Prime Minister Aziz engineered a massive private sector credit expansion (encouraging banks to issue credit cards, auto loans, home loans, etc.), which has created an economic boom with surging demand on all fronts. The stable policy environment and buoyant economic growth has resulted in a renewed focus on modernization of existing production facilities and capacity enhancements in the automotive, textile, cement, and telecommunication sectors. With over 41% growth in capital goods and raw material imports in 2005, the trade balance has admittedly tilted. However, due to strong inflows into the capital account, resulting from expatriate Pakistanis sending money home and a surge in foreign direct investment proceeds, the current account deficit remains benign at 1.2% of GDP. During 2005, Pakistan has been the recipient of over USD 1.52 billion in FDI flows, which is a telling and impressive improvement upon the average of USD 874 million over the previous two years. This is excluding the recent USD 2.6 billion FDI inflow from the privatization proceeds of Etisalat’s acquisition of 26% shares in PTCL, Pakistan's state owned telecom monopoly.

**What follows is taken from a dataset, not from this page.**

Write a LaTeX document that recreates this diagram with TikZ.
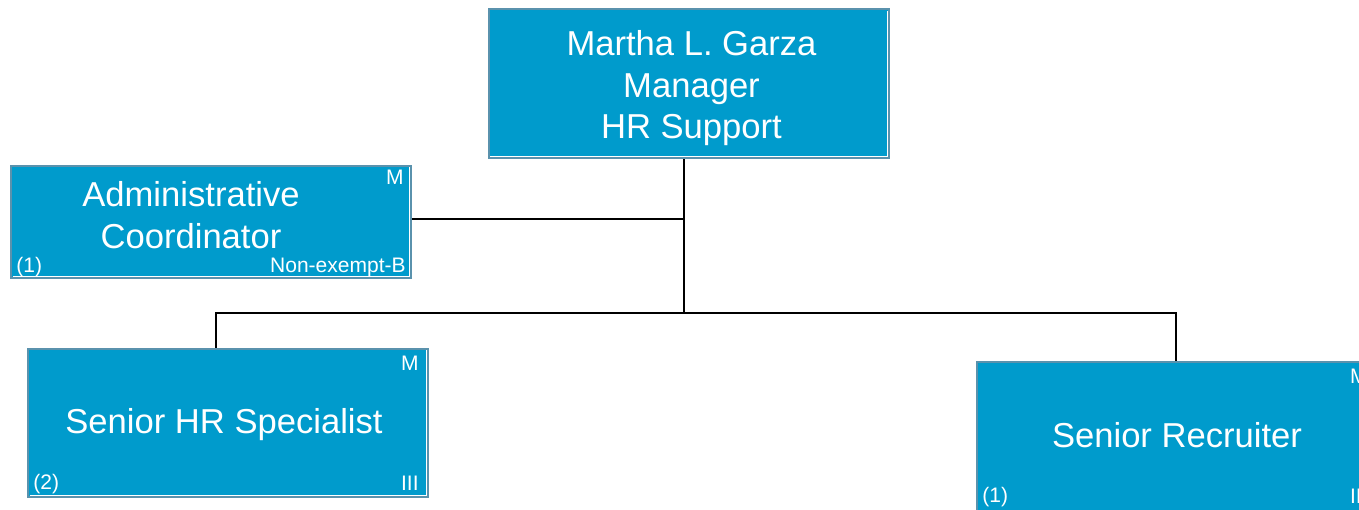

Against the backdrop of rising oil prices and the resultant capital surpluses in the Middle East, Pakistan's proximity and cultural affinity with the Gulf oil producing nations has led to the nation attracting significant investments emanating from the Arab world. Notable among these are Etisalat and Warid of the United Arab Emirates, who have both invested heavily in Pakistan's telecommunications sector. Middle Eastern investments in the energy sector include the recent acquisition of the state-owned National Refinery at a significant premium to the market price. Sheikh Al Nahyan's Abu Dhabi Group, in partnership with the Bestway Group of the UK, acquired United Bank Limited, and EMAAR Properties and DAMAC have recently invested in Pakistan's real estate sector. These are illustrative of the growing confidence of the international investment community in Pakistan. These continuing capital flows are likely to provide significant support for asset prices moving forward.

The time is ripe for the international community to build up their exposure in Pakistan's equity markets. Domestic investors have been reaping windfall profits and the continued and accelerating economic expansion promises dividends to the educated and timely investor. Gulf investors who are in tune with the regional economic scenario will surely take advantage of the opportunities emerging in Pakistan.